Le dessinateur Charb, assassiné dans l'attentat jihadiste contre son journal Charlie Hebdo, se livre à un réquisitoire virulent contre l'utilisation du mot "islamophobie" avec la "complicité des médias", dans un petit ouvrage posthume qui paraît jeudi.
Sa "Lettre aux escrocs de l'islamophobie qui font le jeu des racistes" a été achevée deux jours avant l'attentat (12 morts le 7 janvier), selon Les Échappés, la maison d'édition de l'hebdomadaire satirique qui la publie.
Pour Charb, qui était le directeur de Charlie, le terme "islamophobie" n'est "pas seulement mal choisi, il est dangereux". "Avoir peur de l'islam est sans doute crétin, absurde, et plein d'autres choses encore, mais ce n'est pas un délit". Et puisqu'"une religion n'existe pas sans croyants", il faut pouvoir se moquer d'eux, comme l'a fait Charlie avec ses caricatures du Prophète: "Le problème, ce n'est ni le Coran ni la Bible, romans soporifiques, incohérents et mal écrits, mais le fidèle qui lit le Coran ou la Bible comme on lit la notice d'une étagère Ikea" en pensant qu'"il faut tout bien faire comme c'est marqué sur le papier, sinon l'univers se pète la gueule".
En outre, "pendant que nous débattons pour savoir si dire que le Coran est un bouquin nul constitue une forme de racisme ou non, les racistes se marrent", estime le caricaturiste. "Si demain les musulmans de France se convertissent au catholicisme ou bien renoncent à leur religion, ça ne changera rien au retour des racistes: ces étrangers ou ces Français d'origine étrangère seront toujours désignés comme responsables de tous les maux".
Charb ne ménage pas ses confrères. "Le terme +islamophobie+ ne connaîtrait pas ce succès délirant sans la complicité, le plus souvent imbécile, des médias", dit-il. "Par fainéantise, ensuite par attrait de la nouveauté et, enfin, par intérêt commercial".

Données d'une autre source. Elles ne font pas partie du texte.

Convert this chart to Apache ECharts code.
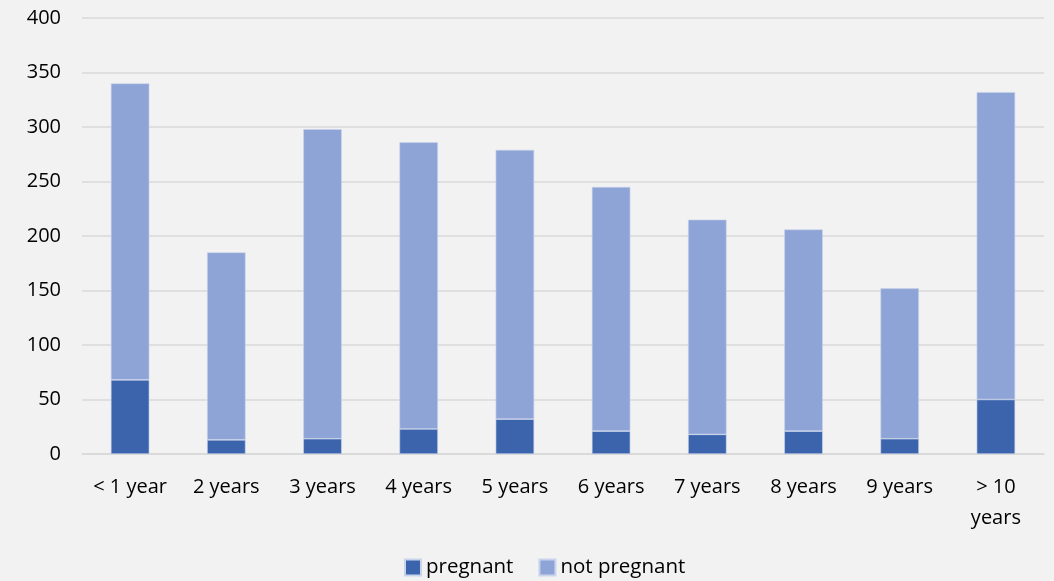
<!DOCTYPE html>
<html>
<head>
<meta charset="utf-8">
<script src="https://cdn.jsdelivr.net/npm/echarts@6/dist/echarts.min.js"></script>
<style>
  html, body { margin: 0; padding: 0; background: #f2f2f2; }
  #chart { width: 1054px; height: 581px; }
</style>
</head>
<body>
<div id="chart"></div>
<script>
const categories = ['< 1 year', '2 years', '3 years', '4 years', '5 years', '6 years', '7 years', '8 years', '9 years', '> 10\nyears']
const pregnant = [68, 13, 14, 23, 32, 21, 18, 21, 14, 50]
const notPregnant = [272, 172, 284, 263, 247, 224, 197, 185, 138, 282]

const font = "'Open Sans', 'Noto Sans', sans-serif"
const chart = echarts.init(document.getElementById('chart'))
chart.setOption({
  backgroundColor: '#f2f2f2',
  textStyle: { fontFamily: font },
  grid: { left: 82, right: 10, top: 18, bottom: 127 },
  legend: {
    bottom: -2,
    left: 399,
    itemWidth: 16,
    itemHeight: 16,
    itemGap: 25,
    icon: 'rect',
    textStyle: { fontSize: 20.5, color: '#000', fontFamily: font },
    data: ['pregnant', 'not pregnant']
  },
  xAxis: {
    type: 'category',
    data: categories,
    axisLine: { lineStyle: { color: '#d9d9d9', width: 1.5 } },
    axisTick: { show: false },
    axisLabel: { color: '#000', fontSize: 20, margin: 18, lineHeight: 31, fontFamily: font }
  },
  yAxis: {
    type: 'value',
    min: 0,
    max: 400,
    interval: 50,
    axisLine: { show: false },
    axisTick: { show: false },
    splitLine: { lineStyle: { color: '#d9d9d9', width: 1.5 } },
    axisLabel: { color: '#000', fontSize: 20, margin: 21, fontFamily: font }
  },
  series: [
    {
      name: 'pregnant',
      type: 'bar',
      stack: 'total',
      barWidth: '40%',
      itemStyle: { color: '#3b64ad', borderColor: '#c9d3ec', borderWidth: 0.6 },
      data: pregnant
    },
    {
      name: 'not pregnant',
      type: 'bar',
      stack: 'total',
      barWidth: '40%',
      itemStyle: { color: '#8fa4d6', borderColor: '#c9d3ec', borderWidth: 0.6 },
      data: notPregnant
    }
  ]
})
</script>
</body>
</html>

Il n'épargne pas davantage le pouvoir, fustigeant la visite du président François Hollande en février 2014 à la grande mosquée de Paris pour inaugurer un mémorial. "Que la République élève un monument aux indigènes qu'elle a fait assassiner plutôt que d'inventer des combattants musulmans morts pour la France", s'emporte l'essayiste, estimant que "la France est un salami que le PS a la fâcheuse tendance à découper en tranches communautaires".
Charb moque aussi les injonctions des politiques et des religieux à "être responsable" dans la caricature. "Les censeurs n'en veulent pas du tout, de cette pute de liberté d'expression ! Pas du tout. Mais ils ont raison de manifester leur barbare bêtise, puisque ça fonctionne. L'autocensure est en passe de devenir un art majeur en France", écrivait-il.